### Set exercise
Pick out each line containing the string "this".

++++++

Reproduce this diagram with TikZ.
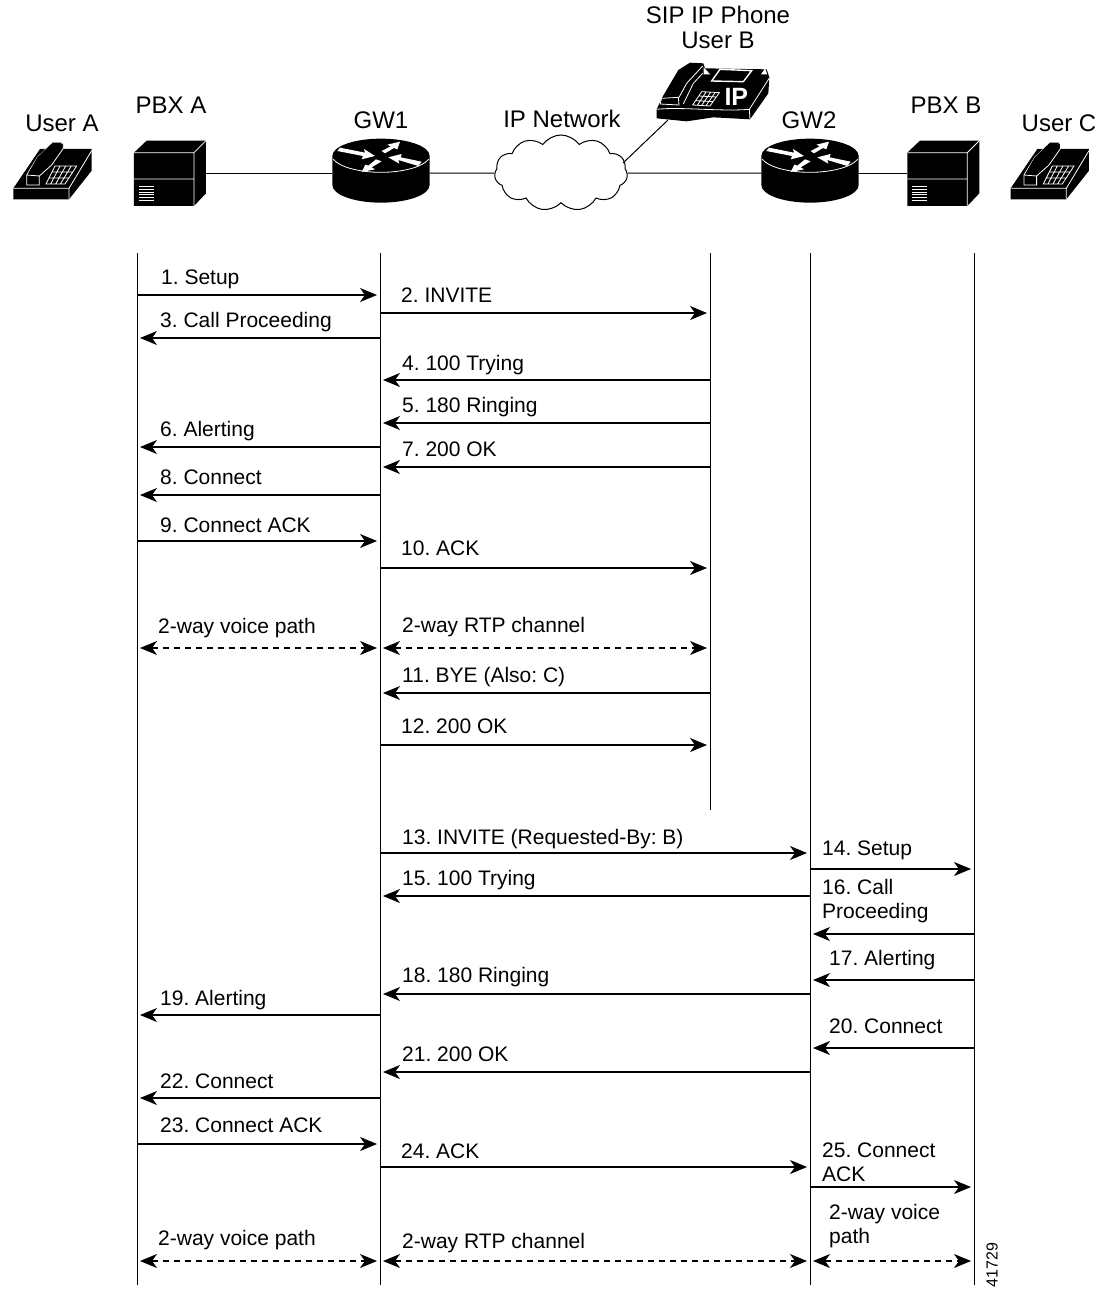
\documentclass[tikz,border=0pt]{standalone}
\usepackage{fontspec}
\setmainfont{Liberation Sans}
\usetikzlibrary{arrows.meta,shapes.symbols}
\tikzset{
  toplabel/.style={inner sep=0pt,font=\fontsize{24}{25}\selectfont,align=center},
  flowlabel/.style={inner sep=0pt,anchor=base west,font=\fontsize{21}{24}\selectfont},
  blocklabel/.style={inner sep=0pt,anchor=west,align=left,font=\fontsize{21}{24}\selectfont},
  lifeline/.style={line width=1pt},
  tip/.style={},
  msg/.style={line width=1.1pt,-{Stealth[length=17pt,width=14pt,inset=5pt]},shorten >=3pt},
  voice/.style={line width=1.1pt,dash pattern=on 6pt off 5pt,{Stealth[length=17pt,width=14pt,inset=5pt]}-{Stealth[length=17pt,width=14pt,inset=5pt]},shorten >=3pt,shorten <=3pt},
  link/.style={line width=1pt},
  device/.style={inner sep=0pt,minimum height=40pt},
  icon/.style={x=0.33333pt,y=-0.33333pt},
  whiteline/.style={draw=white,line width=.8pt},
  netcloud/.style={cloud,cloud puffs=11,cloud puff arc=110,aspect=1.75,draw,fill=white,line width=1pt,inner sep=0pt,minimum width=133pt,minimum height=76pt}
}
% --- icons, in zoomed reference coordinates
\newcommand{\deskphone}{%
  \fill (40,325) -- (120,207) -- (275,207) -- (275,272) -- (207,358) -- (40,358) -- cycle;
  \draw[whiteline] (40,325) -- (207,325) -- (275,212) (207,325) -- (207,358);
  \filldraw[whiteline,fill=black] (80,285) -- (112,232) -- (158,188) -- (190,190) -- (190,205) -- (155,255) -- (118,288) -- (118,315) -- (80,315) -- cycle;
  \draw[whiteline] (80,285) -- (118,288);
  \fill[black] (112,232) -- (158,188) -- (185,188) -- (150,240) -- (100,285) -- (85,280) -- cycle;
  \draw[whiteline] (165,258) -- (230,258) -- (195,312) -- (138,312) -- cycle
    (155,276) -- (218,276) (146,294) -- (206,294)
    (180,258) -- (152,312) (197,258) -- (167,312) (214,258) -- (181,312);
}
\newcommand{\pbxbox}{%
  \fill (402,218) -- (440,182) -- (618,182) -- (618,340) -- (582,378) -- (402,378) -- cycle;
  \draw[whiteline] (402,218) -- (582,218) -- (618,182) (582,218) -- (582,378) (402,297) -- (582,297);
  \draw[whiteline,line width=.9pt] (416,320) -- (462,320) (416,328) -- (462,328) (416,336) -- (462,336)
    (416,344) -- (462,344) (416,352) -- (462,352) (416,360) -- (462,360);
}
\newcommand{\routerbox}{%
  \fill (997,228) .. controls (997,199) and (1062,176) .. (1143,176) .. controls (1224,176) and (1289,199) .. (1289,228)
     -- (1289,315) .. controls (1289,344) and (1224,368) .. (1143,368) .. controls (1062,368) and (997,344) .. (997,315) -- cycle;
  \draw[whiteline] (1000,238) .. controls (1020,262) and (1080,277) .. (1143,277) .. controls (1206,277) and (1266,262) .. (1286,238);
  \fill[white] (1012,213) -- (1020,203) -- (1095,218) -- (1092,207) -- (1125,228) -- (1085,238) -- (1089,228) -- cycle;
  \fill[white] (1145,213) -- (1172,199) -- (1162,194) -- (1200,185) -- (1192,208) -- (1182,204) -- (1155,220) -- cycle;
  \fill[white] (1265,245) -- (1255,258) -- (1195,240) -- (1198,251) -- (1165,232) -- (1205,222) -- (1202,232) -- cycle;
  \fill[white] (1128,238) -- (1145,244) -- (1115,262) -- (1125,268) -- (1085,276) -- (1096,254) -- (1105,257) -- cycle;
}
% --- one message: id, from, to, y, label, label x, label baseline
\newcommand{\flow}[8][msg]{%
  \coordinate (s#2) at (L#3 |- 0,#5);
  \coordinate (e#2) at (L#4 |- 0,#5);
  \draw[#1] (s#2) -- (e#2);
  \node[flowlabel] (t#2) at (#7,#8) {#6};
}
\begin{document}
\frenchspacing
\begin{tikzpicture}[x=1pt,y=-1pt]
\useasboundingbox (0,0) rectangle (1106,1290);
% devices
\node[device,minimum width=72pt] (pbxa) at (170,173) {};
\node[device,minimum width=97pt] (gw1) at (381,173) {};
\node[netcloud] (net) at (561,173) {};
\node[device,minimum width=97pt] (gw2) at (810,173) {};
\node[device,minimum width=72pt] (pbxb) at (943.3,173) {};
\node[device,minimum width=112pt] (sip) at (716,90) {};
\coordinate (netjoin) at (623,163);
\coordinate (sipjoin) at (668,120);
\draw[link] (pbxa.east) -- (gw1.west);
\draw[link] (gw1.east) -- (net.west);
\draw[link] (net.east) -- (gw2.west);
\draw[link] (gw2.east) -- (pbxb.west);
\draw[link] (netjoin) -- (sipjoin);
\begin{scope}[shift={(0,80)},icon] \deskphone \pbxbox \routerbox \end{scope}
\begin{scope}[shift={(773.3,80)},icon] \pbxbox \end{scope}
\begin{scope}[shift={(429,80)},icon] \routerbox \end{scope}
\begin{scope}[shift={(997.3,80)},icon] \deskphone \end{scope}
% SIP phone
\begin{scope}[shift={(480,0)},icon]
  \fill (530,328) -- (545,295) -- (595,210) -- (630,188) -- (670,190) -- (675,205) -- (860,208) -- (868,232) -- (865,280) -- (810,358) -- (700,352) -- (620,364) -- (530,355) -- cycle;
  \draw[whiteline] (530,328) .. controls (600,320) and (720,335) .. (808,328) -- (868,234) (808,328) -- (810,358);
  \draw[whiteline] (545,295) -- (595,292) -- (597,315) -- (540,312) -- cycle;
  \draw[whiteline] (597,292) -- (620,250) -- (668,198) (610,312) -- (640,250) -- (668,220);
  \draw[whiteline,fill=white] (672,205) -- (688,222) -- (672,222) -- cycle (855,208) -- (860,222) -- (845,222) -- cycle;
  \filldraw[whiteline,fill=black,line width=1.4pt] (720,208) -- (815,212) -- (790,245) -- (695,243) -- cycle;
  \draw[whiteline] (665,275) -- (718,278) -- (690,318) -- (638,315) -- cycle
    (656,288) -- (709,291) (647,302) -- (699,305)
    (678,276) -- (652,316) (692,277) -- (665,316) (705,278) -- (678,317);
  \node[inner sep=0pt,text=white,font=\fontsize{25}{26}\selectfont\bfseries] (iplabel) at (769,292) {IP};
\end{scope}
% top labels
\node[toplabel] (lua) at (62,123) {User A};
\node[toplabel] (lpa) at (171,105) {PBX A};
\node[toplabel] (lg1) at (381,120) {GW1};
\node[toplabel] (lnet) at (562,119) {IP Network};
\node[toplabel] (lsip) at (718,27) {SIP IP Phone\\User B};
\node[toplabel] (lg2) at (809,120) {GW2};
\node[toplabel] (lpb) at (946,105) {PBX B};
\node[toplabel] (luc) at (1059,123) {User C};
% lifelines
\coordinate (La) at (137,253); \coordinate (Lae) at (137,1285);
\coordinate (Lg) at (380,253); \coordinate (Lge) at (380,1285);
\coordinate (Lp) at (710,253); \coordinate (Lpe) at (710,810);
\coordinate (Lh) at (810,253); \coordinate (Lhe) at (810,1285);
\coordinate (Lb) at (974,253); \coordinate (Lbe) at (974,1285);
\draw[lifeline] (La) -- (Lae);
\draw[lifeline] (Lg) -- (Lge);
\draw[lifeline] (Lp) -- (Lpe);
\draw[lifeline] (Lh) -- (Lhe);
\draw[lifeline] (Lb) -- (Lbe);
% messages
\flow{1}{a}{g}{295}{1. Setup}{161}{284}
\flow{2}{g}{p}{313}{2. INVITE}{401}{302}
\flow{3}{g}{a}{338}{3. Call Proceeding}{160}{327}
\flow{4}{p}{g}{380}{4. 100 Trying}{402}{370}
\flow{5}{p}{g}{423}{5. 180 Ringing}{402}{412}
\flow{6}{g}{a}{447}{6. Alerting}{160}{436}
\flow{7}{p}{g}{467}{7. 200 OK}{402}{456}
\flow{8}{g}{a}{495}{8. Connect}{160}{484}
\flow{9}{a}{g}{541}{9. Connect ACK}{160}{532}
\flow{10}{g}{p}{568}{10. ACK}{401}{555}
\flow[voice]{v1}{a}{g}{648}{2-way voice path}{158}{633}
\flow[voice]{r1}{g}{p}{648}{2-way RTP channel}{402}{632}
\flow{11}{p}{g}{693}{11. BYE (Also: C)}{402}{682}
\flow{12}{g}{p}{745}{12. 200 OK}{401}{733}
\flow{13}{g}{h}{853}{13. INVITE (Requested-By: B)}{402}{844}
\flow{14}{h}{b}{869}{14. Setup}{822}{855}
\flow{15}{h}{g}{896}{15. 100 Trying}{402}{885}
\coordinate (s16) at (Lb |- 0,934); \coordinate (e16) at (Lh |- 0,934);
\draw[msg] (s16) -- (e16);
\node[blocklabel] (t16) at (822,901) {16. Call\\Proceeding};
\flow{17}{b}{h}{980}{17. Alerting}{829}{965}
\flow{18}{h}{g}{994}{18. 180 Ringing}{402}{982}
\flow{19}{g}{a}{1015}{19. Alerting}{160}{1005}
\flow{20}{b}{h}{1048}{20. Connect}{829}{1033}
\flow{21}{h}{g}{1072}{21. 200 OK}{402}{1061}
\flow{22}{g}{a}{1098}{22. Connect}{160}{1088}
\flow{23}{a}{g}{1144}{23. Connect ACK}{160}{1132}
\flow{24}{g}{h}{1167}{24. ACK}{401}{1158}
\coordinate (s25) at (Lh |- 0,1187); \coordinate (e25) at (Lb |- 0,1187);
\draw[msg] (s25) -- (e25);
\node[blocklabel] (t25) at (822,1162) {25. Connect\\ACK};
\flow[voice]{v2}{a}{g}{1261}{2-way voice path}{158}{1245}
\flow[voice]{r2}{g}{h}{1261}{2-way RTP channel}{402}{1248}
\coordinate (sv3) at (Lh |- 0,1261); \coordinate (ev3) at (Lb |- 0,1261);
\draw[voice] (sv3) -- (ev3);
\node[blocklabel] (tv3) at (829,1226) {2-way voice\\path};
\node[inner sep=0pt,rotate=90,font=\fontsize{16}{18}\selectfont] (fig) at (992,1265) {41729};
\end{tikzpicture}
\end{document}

++++++

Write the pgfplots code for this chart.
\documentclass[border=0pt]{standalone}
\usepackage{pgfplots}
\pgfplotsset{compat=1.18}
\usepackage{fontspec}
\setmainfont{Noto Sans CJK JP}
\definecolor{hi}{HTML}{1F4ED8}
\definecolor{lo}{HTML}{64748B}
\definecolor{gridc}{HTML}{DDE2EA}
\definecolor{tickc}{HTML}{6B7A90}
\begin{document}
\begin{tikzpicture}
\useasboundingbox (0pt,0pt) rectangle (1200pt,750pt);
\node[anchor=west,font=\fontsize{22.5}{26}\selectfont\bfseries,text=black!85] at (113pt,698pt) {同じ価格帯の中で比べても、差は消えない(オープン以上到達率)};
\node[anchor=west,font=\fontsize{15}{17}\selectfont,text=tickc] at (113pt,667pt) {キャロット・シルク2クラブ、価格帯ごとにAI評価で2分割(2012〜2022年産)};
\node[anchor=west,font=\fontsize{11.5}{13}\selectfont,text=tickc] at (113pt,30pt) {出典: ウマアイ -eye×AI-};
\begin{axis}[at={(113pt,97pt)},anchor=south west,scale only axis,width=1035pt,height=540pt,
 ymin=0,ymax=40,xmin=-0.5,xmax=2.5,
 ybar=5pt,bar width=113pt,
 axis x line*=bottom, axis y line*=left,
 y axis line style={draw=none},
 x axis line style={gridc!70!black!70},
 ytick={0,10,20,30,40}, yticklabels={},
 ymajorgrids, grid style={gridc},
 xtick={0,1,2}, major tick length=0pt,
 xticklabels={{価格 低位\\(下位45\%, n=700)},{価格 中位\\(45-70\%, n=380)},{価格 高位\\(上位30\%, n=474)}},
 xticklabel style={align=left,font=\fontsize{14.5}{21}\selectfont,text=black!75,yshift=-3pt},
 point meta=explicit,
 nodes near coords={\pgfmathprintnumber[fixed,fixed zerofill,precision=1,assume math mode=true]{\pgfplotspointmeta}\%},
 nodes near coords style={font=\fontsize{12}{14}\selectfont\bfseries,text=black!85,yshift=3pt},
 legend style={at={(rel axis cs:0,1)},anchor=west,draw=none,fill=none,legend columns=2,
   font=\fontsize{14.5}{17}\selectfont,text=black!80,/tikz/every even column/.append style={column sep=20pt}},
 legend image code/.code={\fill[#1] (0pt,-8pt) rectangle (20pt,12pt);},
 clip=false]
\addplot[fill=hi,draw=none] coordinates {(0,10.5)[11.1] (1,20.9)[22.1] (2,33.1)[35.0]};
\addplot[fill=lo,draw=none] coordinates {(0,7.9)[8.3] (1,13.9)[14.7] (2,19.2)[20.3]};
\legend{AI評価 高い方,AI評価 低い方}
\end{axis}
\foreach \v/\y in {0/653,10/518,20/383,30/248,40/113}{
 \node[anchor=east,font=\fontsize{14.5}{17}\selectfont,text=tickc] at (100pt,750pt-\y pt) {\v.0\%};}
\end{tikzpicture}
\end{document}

++++++

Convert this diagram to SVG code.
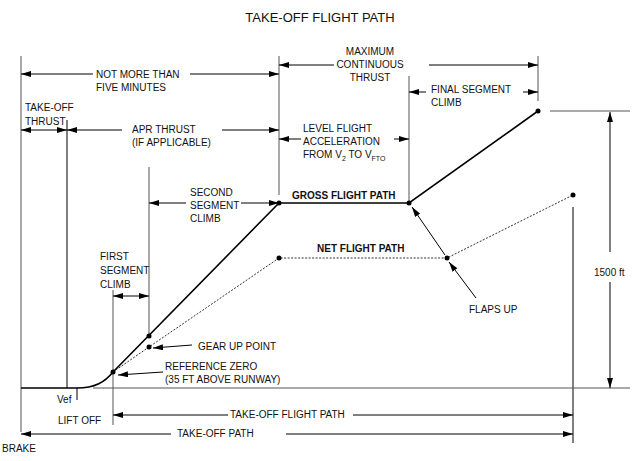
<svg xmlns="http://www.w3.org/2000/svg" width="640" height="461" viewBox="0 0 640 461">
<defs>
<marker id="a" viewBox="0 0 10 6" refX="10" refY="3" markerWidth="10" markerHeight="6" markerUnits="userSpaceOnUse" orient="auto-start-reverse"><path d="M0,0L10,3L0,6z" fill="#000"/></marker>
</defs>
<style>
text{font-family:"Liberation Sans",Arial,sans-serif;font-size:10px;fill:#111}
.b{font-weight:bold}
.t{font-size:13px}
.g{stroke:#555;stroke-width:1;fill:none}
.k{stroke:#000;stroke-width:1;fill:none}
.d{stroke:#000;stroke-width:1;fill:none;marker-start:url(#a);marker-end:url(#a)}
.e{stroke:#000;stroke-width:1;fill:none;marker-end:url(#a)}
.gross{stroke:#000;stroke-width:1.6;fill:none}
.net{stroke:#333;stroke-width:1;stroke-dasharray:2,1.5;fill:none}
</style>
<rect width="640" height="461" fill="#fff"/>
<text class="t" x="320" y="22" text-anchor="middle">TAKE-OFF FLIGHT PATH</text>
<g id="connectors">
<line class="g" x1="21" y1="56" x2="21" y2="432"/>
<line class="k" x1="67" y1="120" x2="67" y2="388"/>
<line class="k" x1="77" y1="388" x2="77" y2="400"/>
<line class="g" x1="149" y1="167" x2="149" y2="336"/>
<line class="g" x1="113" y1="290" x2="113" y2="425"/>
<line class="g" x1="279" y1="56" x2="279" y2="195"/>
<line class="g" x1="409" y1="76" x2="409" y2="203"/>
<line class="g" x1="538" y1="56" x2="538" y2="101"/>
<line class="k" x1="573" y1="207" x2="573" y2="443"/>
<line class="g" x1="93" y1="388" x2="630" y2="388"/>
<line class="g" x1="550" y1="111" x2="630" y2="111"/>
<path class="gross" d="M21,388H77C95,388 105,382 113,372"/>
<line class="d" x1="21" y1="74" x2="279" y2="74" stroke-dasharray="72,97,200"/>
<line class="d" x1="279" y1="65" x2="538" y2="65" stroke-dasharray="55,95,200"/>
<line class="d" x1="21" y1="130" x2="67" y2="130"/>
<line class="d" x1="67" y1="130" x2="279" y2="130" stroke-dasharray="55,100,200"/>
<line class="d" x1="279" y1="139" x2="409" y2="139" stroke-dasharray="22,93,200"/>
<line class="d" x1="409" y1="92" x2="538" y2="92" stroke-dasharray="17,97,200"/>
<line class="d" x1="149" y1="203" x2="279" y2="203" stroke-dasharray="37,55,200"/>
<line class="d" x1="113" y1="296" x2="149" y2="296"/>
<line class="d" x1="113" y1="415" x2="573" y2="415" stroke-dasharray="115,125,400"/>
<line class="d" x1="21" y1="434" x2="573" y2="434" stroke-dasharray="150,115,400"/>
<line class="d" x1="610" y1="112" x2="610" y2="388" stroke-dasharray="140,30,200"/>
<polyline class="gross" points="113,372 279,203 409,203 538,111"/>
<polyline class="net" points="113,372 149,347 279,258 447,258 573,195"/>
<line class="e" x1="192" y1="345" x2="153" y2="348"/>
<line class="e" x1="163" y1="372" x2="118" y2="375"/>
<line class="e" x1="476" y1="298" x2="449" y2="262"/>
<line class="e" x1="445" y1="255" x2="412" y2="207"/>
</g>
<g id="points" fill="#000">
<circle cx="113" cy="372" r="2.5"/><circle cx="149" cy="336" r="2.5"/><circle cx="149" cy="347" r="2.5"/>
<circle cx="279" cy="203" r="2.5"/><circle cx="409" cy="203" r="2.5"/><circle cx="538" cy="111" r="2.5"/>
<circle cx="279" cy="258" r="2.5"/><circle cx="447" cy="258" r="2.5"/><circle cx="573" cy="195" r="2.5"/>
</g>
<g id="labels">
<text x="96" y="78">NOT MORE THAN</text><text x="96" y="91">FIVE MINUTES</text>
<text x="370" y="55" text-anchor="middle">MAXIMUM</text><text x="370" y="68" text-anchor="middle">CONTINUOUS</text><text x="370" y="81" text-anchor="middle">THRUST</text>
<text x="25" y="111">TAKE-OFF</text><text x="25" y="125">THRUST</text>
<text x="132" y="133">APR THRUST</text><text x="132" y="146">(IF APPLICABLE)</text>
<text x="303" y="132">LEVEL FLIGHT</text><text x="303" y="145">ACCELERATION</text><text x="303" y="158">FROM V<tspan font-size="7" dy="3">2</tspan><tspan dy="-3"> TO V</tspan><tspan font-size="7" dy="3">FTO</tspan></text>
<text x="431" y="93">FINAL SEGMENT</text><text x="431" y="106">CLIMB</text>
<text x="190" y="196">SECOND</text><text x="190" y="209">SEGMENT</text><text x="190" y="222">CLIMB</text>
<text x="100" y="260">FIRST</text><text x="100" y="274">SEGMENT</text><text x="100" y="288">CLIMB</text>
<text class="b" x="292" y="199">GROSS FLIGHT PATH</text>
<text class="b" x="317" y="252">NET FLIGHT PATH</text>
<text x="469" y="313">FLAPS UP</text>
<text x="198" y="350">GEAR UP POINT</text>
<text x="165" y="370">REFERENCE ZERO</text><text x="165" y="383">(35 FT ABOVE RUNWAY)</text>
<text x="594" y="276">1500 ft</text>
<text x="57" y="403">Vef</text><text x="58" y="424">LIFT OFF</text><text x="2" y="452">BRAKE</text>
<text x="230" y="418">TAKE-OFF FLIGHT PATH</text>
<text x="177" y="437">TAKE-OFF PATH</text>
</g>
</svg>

++++++

### In response
Reproduce this diagram with TikZ.
Write the pgfplots code for this chart.
Convert this diagram to SVG code.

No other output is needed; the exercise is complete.